![[Switch off the mainline]](0-overview.jpg)
On the main railway line between Inverness and Aberdeen there is a small turnoff for the freight yard at Elgin. At first glance, it's fairly straight forward, just a switch (or a point, or a turnout -- depending on where you live). But it isn't...by Neil Fraser, March 2003
On the main railway line between Inverness and Aberdeen there is a small turnoff for the freight yard at Elgin. At first glance, it's fairly straight forward, just a switch (or a point, or a turnout -- depending on where you live). But it isn't...
![[Row of four levers]](1-levers.jpg)
In order to gain access to the yard, the train must stop and the driver has to get out and manipulate these controls. The first task is to pull the lever which unlocks the switch.
![[Throw rod reversing mechanism]](2-throwrods.jpg)
The control lever is connected to an amazing series of throwrods, reversers, adjusters and redirecting pivots. The whole system is mechanical and is Victorian technology.
![[Lock on railroad switch]](3-switch.jpg)
Eventually the connection makes it to the locking rod which jams the railroad switch into either its left or straight positions. With the locking rod withdrawn, the switch is now free to be repositioned.
![[Five-input safety interlock]](4-interlock.jpg)
But wait! There's a small connection between the locking rod and an interlock. This interlock is the key to the system. There are three rods (parallel to the sleepers) which come from the switch. These intersect with two rods (parallel to the tracks) which come from the signals. Each of these five rods has a sequence of notches in them. In this case, the locking bar on the switch will refuse to disengage unless both of the signals are set to 'stop'.
![[Derailer]](5-derailer.jpg)
Now that the switch is unlocked, the driver pulls a second lever which moves the switch to the left.
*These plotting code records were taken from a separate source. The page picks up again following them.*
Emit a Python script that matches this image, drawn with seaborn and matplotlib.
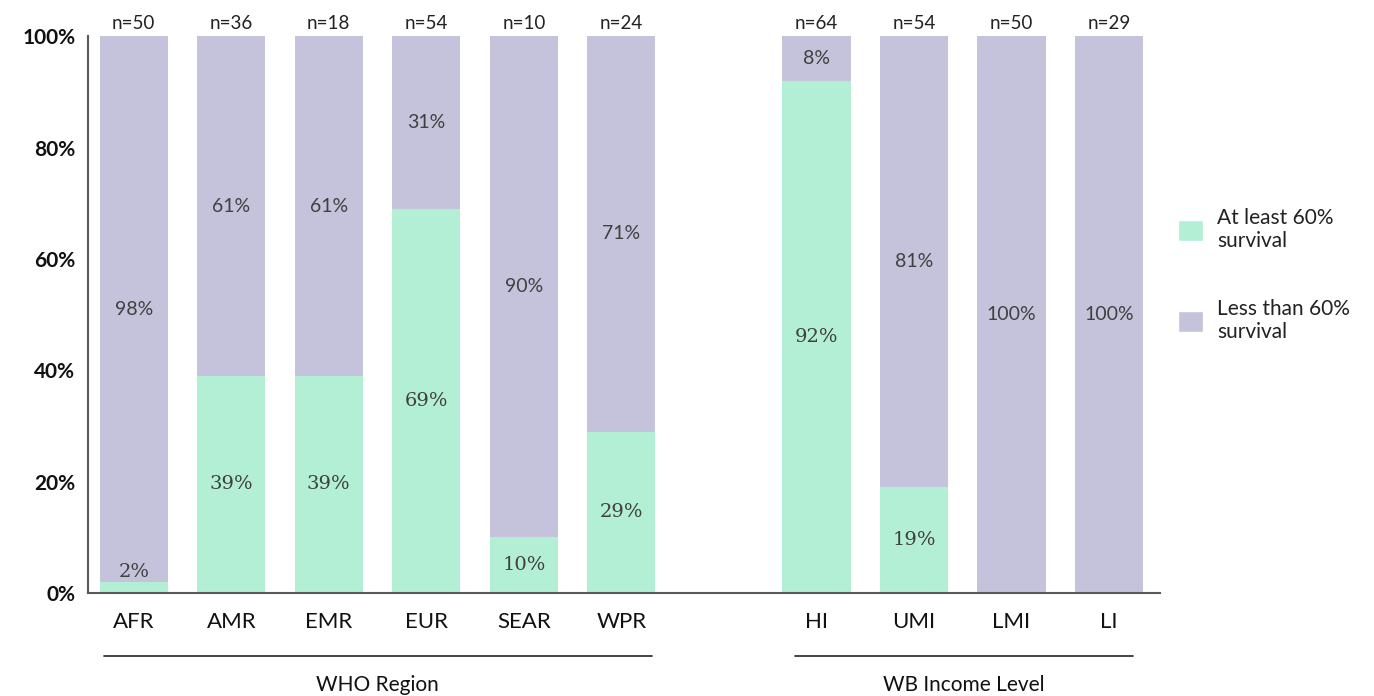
import numpy as np
import pandas as pd
import seaborn as sns
import matplotlib.pyplot as plt
from matplotlib.patches import Patch
from matplotlib.transforms import blended_transform_factory

# data
categories = ['AFR', 'AMR', 'EMR', 'EUR', 'SEAR', 'WPR', 'HI', 'UMI', 'LMI', 'LI']
positions = [0, 1, 2, 3, 4, 5, 7, 8, 9, 10]
at_least_60 = [2, 39, 39, 69, 10, 29, 92, 19, 0, 0]
less_than_60 = [98, 61, 61, 31, 90, 71, 8, 81, 100, 100]
n_counts = [50, 36, 18, 54, 10, 24, 64, 54, 50, 29]

green = '#b3efd4'
purple = '#c4c3db'
text_col = '#404040'

sns.set_theme(style='white')
plt.rcParams['font.family'] = ['Lato', 'DejaVu Sans']

df = pd.DataFrame({
    'pos': positions,
    'cat': categories,
    'green': at_least_60,
    'purple': less_than_60,
    'n': n_counts,
})
df['total'] = df['green'] + df['purple']

fig = plt.figure(figsize=(13.74, 6.96), dpi=100)
ax = fig.add_axes([0.064, 0.148, 0.780, 0.800])

# stacked bars: total in purple, then green on top of it
sns.barplot(data=df, x='pos', y='total', native_scale=True, color=purple,
            width=0.7, saturation=1, ax=ax, errorbar=None, linewidth=0)
sns.barplot(data=df, x='pos', y='green', native_scale=True, color=green,
            width=0.7, saturation=1, ax=ax, errorbar=None, linewidth=0)

ax.set_xlim(-0.47, 10.52)
ax.set_ylim(0, 100)

# value labels
for _, r in df.iterrows():
    if r['green'] > 0:
        if r['green'] < 5:
            ax.text(r['pos'], r['green'] + 0.2, f"{r['green']}%", ha='center', va='bottom',
                    fontsize=14, color=text_col, family='DejaVu Serif')
        else:
            ax.text(r['pos'], r['green'] / 2, f"{r['green']}%", ha='center', va='center',
                    fontsize=14, color=text_col, family='DejaVu Serif')
    if r['purple'] > 0:
        ax.text(r['pos'], r['green'] + r['purple'] / 2, f"{r['purple']}%", ha='center',
                va='center', fontsize=14, color=text_col)
    ax.text(r['pos'], 100.8, f"n={r['n']}", ha='center', va='bottom', fontsize=13.5,
            color='#222222')

# axes styling
for s in ['top', 'right']:
    ax.spines[s].set_visible(False)
for s in ['left', 'bottom']:
    ax.spines[s].set_color('#595959')
    ax.spines[s].set_linewidth(1.5)

ax.set_yticks([0, 20, 40, 60, 80, 100])
ax.set_yticklabels([f'{v}%' for v in range(0, 101, 20)], fontsize=15, fontweight='bold',
                   color='#111111')
ax.tick_params(axis='y', length=0, pad=9)
ax.set_xticks(positions)
ax.set_xticklabels(categories, fontsize=16, color='#111111')
ax.tick_params(axis='x', length=0, pad=14)
ax.set_xlabel('')
ax.set_ylabel('')

# group brackets under the axis
trans = blended_transform_factory(ax.transData, ax.transAxes)
groups = [('WHO Region', -0.31, 5.31), ('WB Income Level', 6.78, 10.25)]
for name, x0, x1 in groups:
    ax.plot([x0, x1], [-0.113, -0.113], color='#222222', linewidth=1.2,
            transform=trans, clip_on=False)
    ax.text((x0 + x1) / 2, -0.166, name, ha='center', va='center', fontsize=15,
            color='#111111', transform=trans)

handles = [Patch(facecolor=green, label='At least 60%\nsurvival'),
           Patch(facecolor=purple, label='Less than 60%\nsurvival')]
fig.legend(handles=handles, loc='center left', bbox_to_anchor=(0.857, 0.605),
           frameon=False, fontsize=15, labelspacing=2.3, handlelength=1.2,
           handleheight=1.2, handletextpad=0.7, borderpad=0, borderaxespad=0,
           labelcolor='#222222')

fig.savefig('out.png', dpi=100)
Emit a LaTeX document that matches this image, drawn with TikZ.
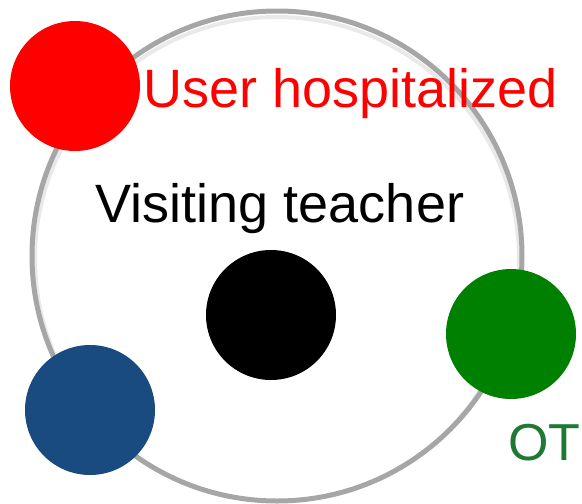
\documentclass[tikz,border=0pt]{standalone}
\usepackage{fontspec}
\setmainfont{Liberation Sans}
\usepackage{tikz}
\usetikzlibrary{shapes}
\pgfdeclarelayer{edgelayer}
\pgfdeclarelayer{nodelayer}
\pgfsetlayers{edgelayer,nodelayer,main}
\tikzstyle{none}=[inner sep=0pt]
\tikzstyle{dot}=[circle, inner sep=0pt, minimum size=130pt, draw=none]
\tikzstyle{big}=[font=\fontsize{54}{54}\selectfont, inner sep=0pt]
\definecolor{ringgray}{rgb}{0.65,0.65,0.65}
\definecolor{dotred}{rgb}{1,0,0}
\definecolor{dotgreen}{rgb}{0,0.5,0}
\definecolor{dotblue}{rgb}{0.10,0.29,0.50}
\definecolor{labelgreen}{rgb}{0.12,0.47,0.2}

\begin{document}
\begin{tikzpicture}[x=1pt, y=-1pt]
	\useasboundingbox (0, 0) rectangle (582, 504);
	\begin{pgfonlayer}{edgelayer}
		\node [style=none, circle, draw=ringgray!25, line width=4pt, minimum size=484pt] (0) at (277, 259) {};
		\node [style=none, circle, draw=ringgray, line width=5pt, minimum size=490pt] (1) at (277, 256) {};
	\end{pgfonlayer}
	\begin{pgfonlayer}{nodelayer}
		\node [style=dot, fill=dotred] (2) at (75, 86) {};
		\node [style=dot, fill=black] (3) at (271, 315) {};
		\node [style=dot, fill=dotgreen] (4) at (511, 334) {};
		\node [style=dot, fill=dotblue] (5) at (90, 410) {};
		\node [style=big, text=dotred, anchor=base west] (6) at (143, 107) {User hospitalized};
		\node [style=big, text=black, anchor=base] (7) at (280, 222) {Visiting teacher};
		\node [style=big, text=labelgreen, anchor=base west, font=\fontsize{52}{52}\selectfont] (8) at (508, 460) {OT};
	\end{pgfonlayer}
\end{tikzpicture}
\end{document}
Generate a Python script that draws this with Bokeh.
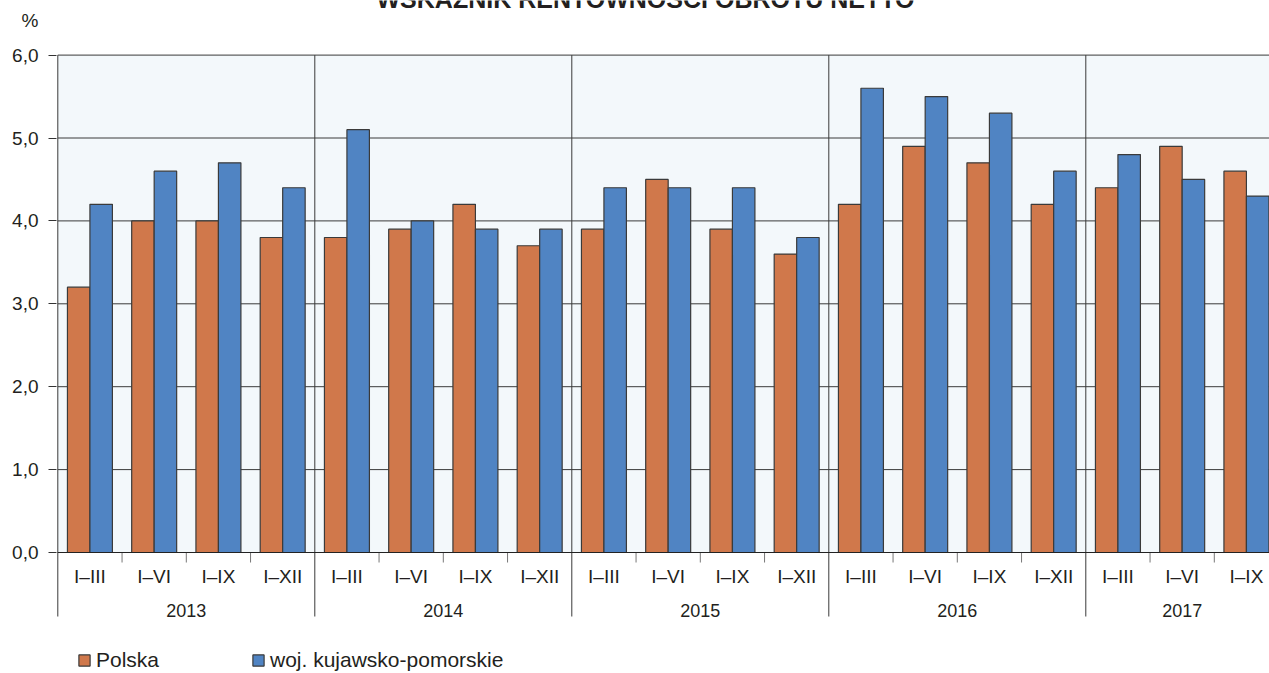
from bokeh.plotting import figure
from bokeh.models import Range1d, FixedTicker, Label, Legend, LegendItem, ColumnDataSource
from bokeh.core.properties import value
from bokeh.embed import file_html
from bokeh.resources import INLINE

# ---------------- data ----------------
title_text = "WSKAŹNIK RENTOWNOŚCI OBROTU NETTO"
unit_label = "%"
years = ["2013", "2014", "2015", "2016", "2017"]
periods = ["I–III", "I–VI", "I–IX", "I–XII"]
periods_per_year = [4, 4, 4, 4, 3]
series_names = ["Polska", "woj. kujawsko-pomorskie"]
polska = [3.2, 4.0, 4.0, 3.8,
          3.8, 3.9, 4.2, 3.7,
          3.9, 4.5, 3.9, 3.6,
          4.2, 4.9, 4.7, 4.2,
          4.4, 4.9, 4.6]
woj = [4.2, 4.6, 4.7, 4.4,
       5.1, 4.0, 3.9, 3.9,
       4.4, 4.4, 4.4, 3.8,
       5.6, 5.5, 5.3, 4.6,
       4.8, 4.5, 4.3]
y_ticks = [0, 1, 2, 3, 4, 5, 6]

# ---------------- layout (page pixels) ----------------
W, H = 1269, 673
X0, SLOT = 57.3, 64.25      # page x of first slot, slot width
Y0, UNIT = 552.0, 82.9      # page y of value 0, px per unit
FRAME_LEFT = 56
BAR_W = 0.35

FONT = value("Liberation Sans")
TXT = "#231f20"
ORANGE = "#d0784b"
BLUE = "#5084c3"
LINE = "#3a3a3a"


def xv(px):
    return (px - X0) / SLOT


def yv(py):
    return (Y0 - py) / UNIT


# category positions
centers, labels, year_centers, year_starts = [], [], [], []
for yi, n in enumerate(periods_per_year):
    start = 4 * yi
    year_starts.append(start)
    year_centers.append(start + n / 2)
    for pi in range(n):
        centers.append(start + pi + 0.5)
        labels.append(periods[pi])
n_slots = year_starts[-1] + periods_per_year[-1]
minor_ticks = [s + k for s in year_starts for k in range(1, 4)]

p = figure(width=W, height=H, output_backend="svg", toolbar_location=None,
           x_range=Range1d(xv(FRAME_LEFT), xv(W)),
           y_range=Range1d(yv(H), yv(0)),
           x_axis_location=None,
           min_border_left=FRAME_LEFT, min_border_right=0,
           min_border_top=0, min_border_bottom=0)
p.outline_line_color = None
p.xgrid.visible = False
p.ygrid.visible = False
p.background_fill_color = "white"
p.border_fill_color = "white"

# plot background
p.quad(left=[0], right=[n_slots + 1], bottom=[y_ticks[0]], top=[y_ticks[-1]],
       fill_color="#f3f8fb", line_color=None)

# horizontal grid lines
p.segment(x0=[0] * len(y_ticks), y0=y_ticks, x1=[n_slots + 1] * len(y_ticks), y1=y_ticks,
          line_color=LINE, line_width=1)

# year separators (extend down to year labels)
sep_bottom = yv(616)
p.segment(x0=year_starts, y0=[sep_bottom] * len(year_starts),
          x1=year_starts, y1=[y_ticks[-1]] * len(year_starts),
          line_color=LINE, line_width=1)

# minor ticks between periods
p.segment(x0=minor_ticks, y0=[0] * len(minor_ticks), x1=minor_ticks,
          y1=[yv(562)] * len(minor_ticks), line_color="#777777", line_width=1)

src = ColumnDataSource(dict(
    xp=[c - BAR_W / 2 for c in centers],
    xw=[c + BAR_W / 2 for c in centers],
    polska=polska, woj=woj))

r1 = p.vbar(x="xp", top="polska", bottom=0, width=BAR_W, source=src,
            fill_color=ORANGE, line_color=LINE, line_width=1.2)
r2 = p.vbar(x="xw", top="woj", bottom=0, width=BAR_W, source=src,
            fill_color=BLUE, line_color=LINE, line_width=1.2)

# axis baseline
p.segment(x0=[0], y0=[0], x1=[n_slots + 1], y1=[0], line_color="#222222", line_width=1.2)

# period labels
p.text(x=centers, y=[yv(576)] * len(centers), text=labels,
       text_font=FONT, text_font_size=value("19px"), text_color=TXT,
       text_align=value("center"), text_baseline=value("middle"))
# year labels
p.text(x=year_centers, y=[yv(610)] * len(years), text=years,
       text_font=FONT, text_font_size=value("18px"), text_color=TXT,
       text_align=value("center"), text_baseline=value("middle"))

# y axis (the unit "%" is shown as an extra label above the top tick)
unit_pos = yv(20)
ya = p.yaxis[0]
ya.ticker = FixedTicker(ticks=y_ticks + [unit_pos], minor_ticks=y_ticks)
overrides = {t: f"{t:.1f}".replace(".", ",") for t in y_ticks}
overrides[unit_pos] = unit_label
ya.major_label_overrides = overrides
ya.axis_line_color = None
ya.major_tick_line_color = None
ya.major_tick_out = 8
ya.major_tick_in = 0
ya.minor_tick_out = 8
ya.minor_tick_in = 0
ya.minor_tick_line_color = "#333333"
ya.major_label_standoff = 10
ya.major_label_text_font = "Liberation Sans"
ya.major_label_text_font_size = "19px"
ya.major_label_text_color = TXT

# title (cut at the top edge as in the source image)
p.add_layout(Label(x=xv(645), y=yv(-2), text=title_text, text_font="Liberation Sans",
                   text_font_size="25px", text_font_style="bold", text_color=TXT,
                   text_align="center", text_baseline="alphabetic"))

legend = Legend(items=[LegendItem(label=series_names[0], renderers=[r1]),
                       LegendItem(label=series_names[1], renderers=[r2])],
                location=(21, 1), orientation="horizontal",
                glyph_width=14, glyph_height=14, label_standoff=5,
                label_width=155, spacing=0, padding=0, margin=0,
                border_line_color=None, background_fill_alpha=0,
                label_text_font="Liberation Sans", label_text_font_size="21px",
                label_text_color=TXT)
p.add_layout(legend)

open("out.html", "w").write(file_html(p, INLINE))
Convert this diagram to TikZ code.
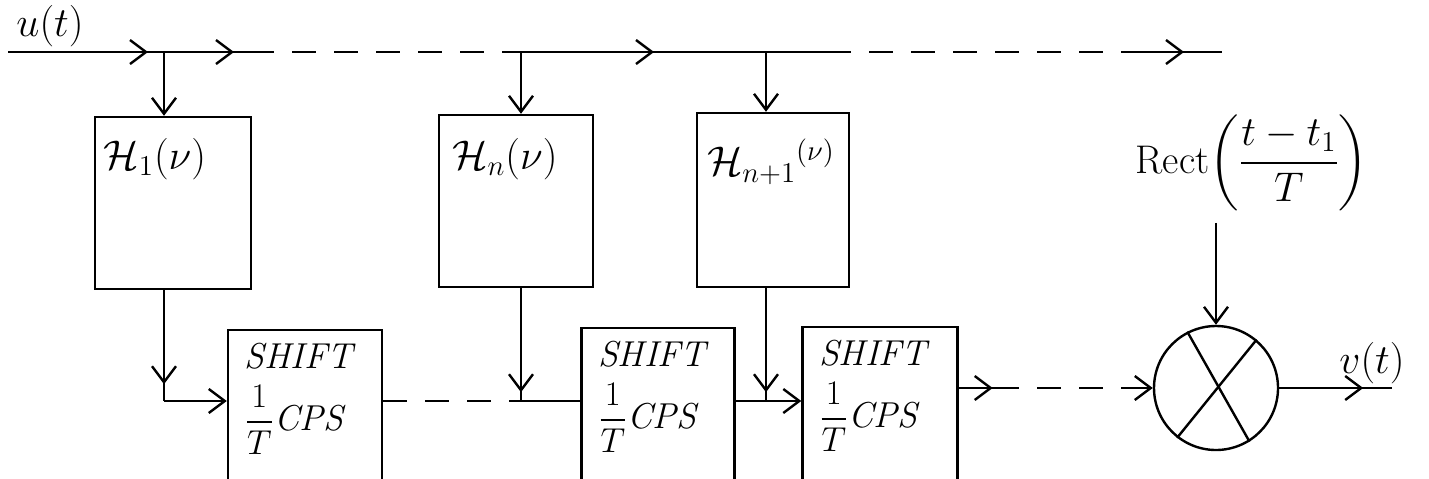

The throwrod which does this also deactivates the derailer. The derailer mirrors the switch position; whenever the switch is set straight (for the main line), the derailer will prevent stray freight cars from rolling out of the yard. They get sent to /dev/null instead.
With the switch now pointing into the yard and the derailer deactivated, the next step is to slide the locking bar back into place. This will prevent the switch from moving under the weight of the train. It's just a matter of pushing the first lever back into position.
![[Wire around pulley]](6-signalwire.jpg)
The next step is to raise the signal so that the train is cleared to enter the yard. This is done by pulling the third lever. This system doesn't use throwbars, it uses wire and pulleys and is always in tension. That way if there's a failure, a large weight at the signal will reset it back to 'stop'. Fail safe.
On the way to the signal, the wire passes through the switch's interlock. The notches inside make it impossible to raise the yard signal unless a) the left rail of the switch is in the correct position, b) the right rail of the switch is in the correct position and c) the switch is locked.
![[Semaphore signals for yard and mainline]](7-signals.jpg)
Assuming all the conditions are met, then the small semaphore on the left will be raised. The train can now enter the yard. Then the whole process needs to be reversed to throw the switch back to the straight position.
![[Simple control for railway switch]](8-lever.jpg)
Once you get past that first switch, the rest is easy. Every switch thereafter is freely movable (and unlocked).
![[Warning. Do not trespass on the Railway. Penalty £200]](9-warning.jpg)
Er, oops.
In summary, this ancient mechanical system is completely idiot-proof. The interlock prevents anyone from making an illegal move. It guards against mechanical failure. It checks the results of actions, not the actions themselves. If this is the control system for a simple switch for a little-used freight yard, I hate to think what a major railway interchange looks like.